Keine Ahnung! „Two for the Money“ springt jedenfalls von seinem Vater-Sohn-Drama zum ruinierenden Wettgeschäft in dem Moral und ein Ehrenwort nichts und haltlose Versprechen alles zählen. Dass sich das Geschehen nicht darauf einigen kann mal an einem Thema festzuhalten ist sein Problem. Mit einigermaßen fetzigen Football-Szenen und allgemeinem Hochglanz kann D. J. Caruso optisch zwar geschickt von den inhaltlichen Defiziten ablenken, sie auf die Dauer aber nicht vergessen machen. Selbst der Auftritt Armand Assantes als schwerreicher Zocker Novian („Judge Dredd“, „Last Run“), für den es mich freut, dass er doch noch einmal in einer Produktion dieser Größenordnung auftaucht, intendiert doch eigentlich zur Kritik am Wettgeschäft.

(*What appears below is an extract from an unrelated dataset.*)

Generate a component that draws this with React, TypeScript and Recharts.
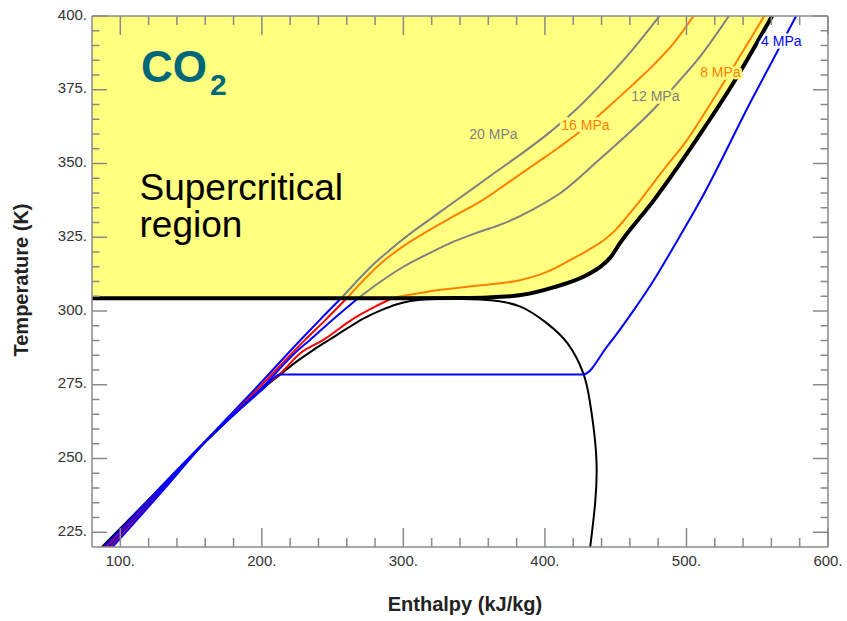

Ein Thema, auf das sich der Film trotz analytischer Aussagen Walters gleich zu Beginn genauso wenig einlässt wie auf die genauere Durchleuchtung des Unternehmens.
In Ermangelung der Fähigkeiten eines „Wall Street“, wo der unbequeme Oliver Stone besser vormachte, wie man ein Zusammenspiele zwischen Mentor und Schüler weitaus effektiver umsetzte und gleichzeitig der gnadenlose Szene ein unrühmliches Denkmal spendierte, kann „Two for the Money“ am Schluss eine Liga tiefer genauso sein unbeachtetes Dasein fristen wie Jeremy Piven und Jaime King im Film selbst.
Fazit:
D.J. Caruso trifft keine Schuld an der halbherzigen Durchschnittlichkeit dieses Films, der sehr darum bedacht ist auch ja jede Form von Tiefgang zu vermeiden, viel angeht, aber nie etwas zu Ende ausformuliert und mehr von seiner zuschauergerechten Umsetzung lebt. Attraktiv in Bild und Ton outet sich „Two for the Money“ als brauchbarer Unterhaltungsfilm, der offensichtlich über seinen eigentlichen Möglichkeiten angelegt wird.
Weder das persönliche Drama noch der sogartige Negativeinfluss des Business oder gar ein kritischer Blick in diese milliardenschwere Szene können vollends überzeugen. Die Darsteller erledigen ihre Arbeit auch eher mit aus den vorherigen Filmen mitgebrachten Routine anstatt mit Enthusiasmus und einen Spannungsbogen oder gar berührende Schicksal gibt es lediglich in unterentwickelter Form. Für den leichten Genuss auch schon wieder zu schwer und für ein ambitioniertes Drama zu oberflächlich. Halbherzig zwischen allen Stühlen findet man eben nicht viele Zuschauer.